Now, we'll look at the dictionary produced by the code and see what we need to adjust accordingly.

In [4]:
print(d.keys())

dict_keys(['MEGAMIND', 'W', 'A', 'CREDITS SEQUENCE', 'NEWSPAPER HEADLINE', 'HEADLINES', 'PHOTO', 'T', 'END OF', 'EXT', 'WE PULL', 'H', 'Y', 'UBERMAN', 'U', 'G', 'INT', 'A STEEL', 'M', 'EINSTEIN', 'PLATO', 'E', 'D', 'MASTER MIND', 'DA VINCI', 'MOMENTS LATER', 'S', 'ROXANNE', 'R', 'CUT TO', 'A MECHANIZED', 'F', 'O', 'N', 'CRIME WAVE', 'SPINNING HEADLINE', 'ARMORED TRUCK', 'I', 'METRO CITY', 'A VICIOUS', 'HAL STEWART', 'HAL', 'ATTRACTIVE BLOND', 'VINNIE', 'V', 'TELEVISION', 'A WOMAN', 'WOMAN', 'BACK TO', 'TWO BRUISERS', 'P', 'FRANK', 'A SECRETARY', 'LIGHTENING FLASHES', 'REPORTER ON', 'TELEVISION NARRATOR', 'FRIEND', 'A WAITER', 'A YOUNG', 'ACROSS THE', 'POLITICIAN', 'YOUNG MOTHER', 'CRANE', 'HAL AND', 'REPORTER', 'J', 'L', 'C', 'NO', 'SEVERS', 'BOOM', 'STENWICK', 'MINUTES LATER', 'NEWS REPORTER', 'BLIND KID', 'ATTRACTIVE', 'TRUCKER', 'ATTRACTIVE WOMAN', 'BRAD HELMS', 'CUT BACK', 'A LIGHTENING', 'CAT', 'BATHROOM', 'ZOOM', 'HONK', 'VOICE', 'LATER', 'TITAN', 'JOHN', 'GEORGE', 'BANK MANAGER'

As we can see, the code has created a dictionary with keys as different characters. Looking at the list of all the keys, we can see there are some stage directions/scene settings that were misattributed as names. This is fine for now, but we want to make sure that the main characters of the movie and their lines have been captured successfully. 

In [5]:
print(d['MASTER MIND'][0:5])
print(d['ROXANNE'][0:5])

['The real Einstein once said, "God', 'does not play dice with the world."', 'He was right, because the world is', 'MY dice. Is that understood?', 'Alright, then - clean slate. Do we']
["You didn't need to turn around like", 'that. I can recognize the stench of', 'failure.', 'Looks like a real group of winners.', "At the risk of sounding cliche',"]

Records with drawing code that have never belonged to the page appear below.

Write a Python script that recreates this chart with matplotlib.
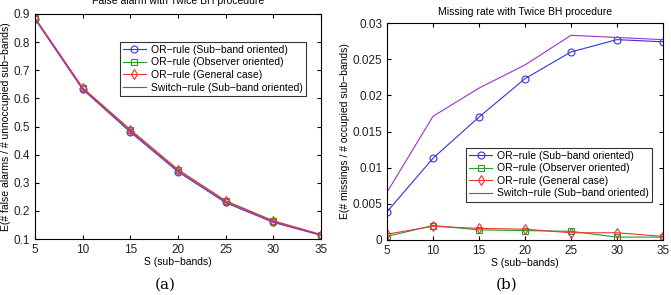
import matplotlib
matplotlib.use("Agg")
import matplotlib.pyplot as plt

# -----------------------------------------------------
# Data
# -----------------------------------------------------
S = [5, 10, 15, 20, 25, 30, 35]

fa_or_sub = [0.883, 0.633, 0.482, 0.340, 0.230, 0.160, 0.114]
fa_or_obs = [0.885, 0.636, 0.486, 0.345, 0.234, 0.163, 0.115]
fa_or_gen = [0.886, 0.638, 0.489, 0.347, 0.236, 0.165, 0.116]
fa_switch = [0.882, 0.632, 0.480, 0.339, 0.229, 0.159, 0.113]

miss_or_sub = [0.0039, 0.0113, 0.0170, 0.0223, 0.0260, 0.0277, 0.0274]
miss_or_obs = [0.0005, 0.0020, 0.0014, 0.0013, 0.0012, 0.0004, 0.0004]
miss_or_gen = [0.0008, 0.0019, 0.0016, 0.0015, 0.0010, 0.0010, 0.0005]
miss_switch = [0.0066, 0.0171, 0.0210, 0.0242, 0.0283, 0.0280, 0.0277]

labels = ["OR\u2212rule (Sub\u2212band oriented)",
          "OR\u2212rule (Observer oriented)",
          "OR\u2212rule (General case)",
          "Switch\u2212rule (Sub\u2212band oriented)"]

plt.rcParams["font.family"] = ["Liberation Sans", "DejaVu Sans"]
plt.rcParams["font.size"] = 7.5

fig = plt.figure(figsize=(6.71, 2.95), dpi=100)
ax1 = fig.add_axes([35 / 671, 1 - 239 / 295, 286 / 671, 225 / 295])
ax2 = fig.add_axes([387 / 671, 1 - 240 / 295, 276 / 671, 217 / 295])


def draw(ax, sub, obs, gen, sw):
    ax.plot(S, sub, color="#3333dd", lw=0.8, marker="o", ms=5, mew=0.8, mfc="none", label=labels[0])
    ax.plot(S, obs, color="#22a022", lw=0.8, marker="s", ms=4, mew=0.8, mfc="none", label=labels[1])
    ax.plot(S, gen, color="#ee3333", lw=0.8, marker="d", ms=5, mew=0.8, mfc="none", label=labels[2])
    ax.plot(S, sw, color="#9933cc", lw=0.8, label=labels[3])
    ax.set_xlim(5, 35)
    ax.set_xticks(S)
    ax.tick_params(direction="in", top=True, right=True, length=3, labelsize=8.5,
                   labelcolor="#222222")
    ax.set_xlabel("S (sub\u2212bands)", fontsize=7.5, labelpad=1)


draw(ax1, fa_or_sub, fa_or_obs, fa_or_gen, fa_switch)
ax1.set_ylim(0.1, 0.9)
ax1.set_yticks([0.1, 0.2, 0.3, 0.4, 0.5, 0.6, 0.7, 0.8, 0.9])
ax1.set_ylabel("E(# false alarms / # unnoccupied sub\u2212bands)", fontsize=7.5, labelpad=2)
ax1.set_title("False alarm with Twice BH procedure", fontsize=7.5, pad=7)
leg1 = ax1.legend(loc="upper right", bbox_to_anchor=(0.965, 0.9), fontsize=7.5,
                  fancybox=False, edgecolor="black", handlelength=2.2,
                  borderpad=0.3, labelspacing=0.25, handletextpad=0.5)
leg1.get_frame().set_linewidth(0.8)

draw(ax2, miss_or_sub, miss_or_obs, miss_or_gen, miss_switch)
ax2.set_ylim(0, 0.03)
ax2.set_yticks([0, 0.005, 0.01, 0.015, 0.02, 0.025, 0.03])
ax2.set_yticklabels(["0", "0.005", "0.01", "0.015", "0.02", "0.025", "0.03"])
ax2.set_ylabel("E(# missings / # occupied sub\u2212bands)", fontsize=7.5, labelpad=2)
ax2.set_title("Missing rate with Twice BH procedure", fontsize=7.5, pad=6)
leg2 = ax2.legend(loc="upper right", bbox_to_anchor=(0.98, 0.45), fontsize=7.5,
                  fancybox=False, edgecolor="black", handlelength=2.2,
                  borderpad=0.3, labelspacing=0.25, handletextpad=0.5)
leg2.get_frame().set_linewidth(0.8)

fig.text(165 / 671, 1 - 285 / 295, "(a)", family="DejaVu Serif", fontsize=11, ha="center", va="center")
fig.text(507 / 671, 1 - 285 / 295, "(b)", family="DejaVu Serif", fontsize=11, ha="center", va="center")

fig.savefig("out.png", dpi=100)
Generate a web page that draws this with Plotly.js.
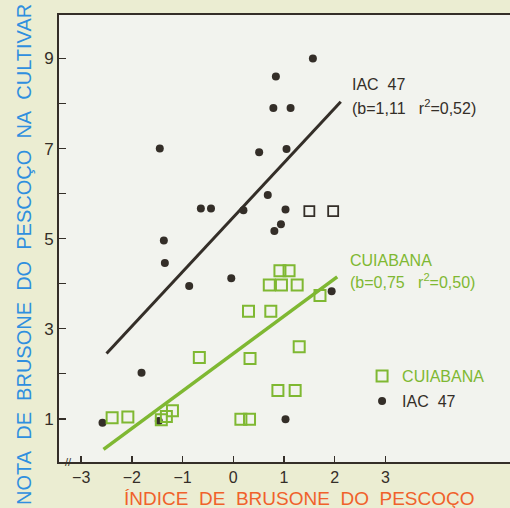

The code has successfully created the dictionary we want. Looking at the output, we can see that each item in the list is a line spoken by the character. However, they aren't clean, clear-cut sentences. This is a result of the function having split the lines by newline and then stripping them of white space. This is fine since we need to combine them into one big "mega string" anyway. We need to keep in mind, however, that we need to insert a space character between each string when we do merge all of them together.

### Creating a Universal Function
Now that we've successfully split up one script, we need to apply the same process to split up more scripts. To do this, we'll create a function that takes in a movie script string as input and outputs a dictionary with the characters as keys and a list of all their lines as values. 

`scriptsplit(moviescript)`

`output: {'Mary': ['Hey Joe, where did you put', 'my rain boots?', 'Thanks.'], 'Joe': ['They should be in the garage.', 'You're welcome.']}`

We'll have to make sure that the scripts we choose have the same/similar enough format so that the function will work properly. We'll put the scripts we want to use in one folder. We'll probably also want to make a simple function that reads in the file so we don't have to write it every time.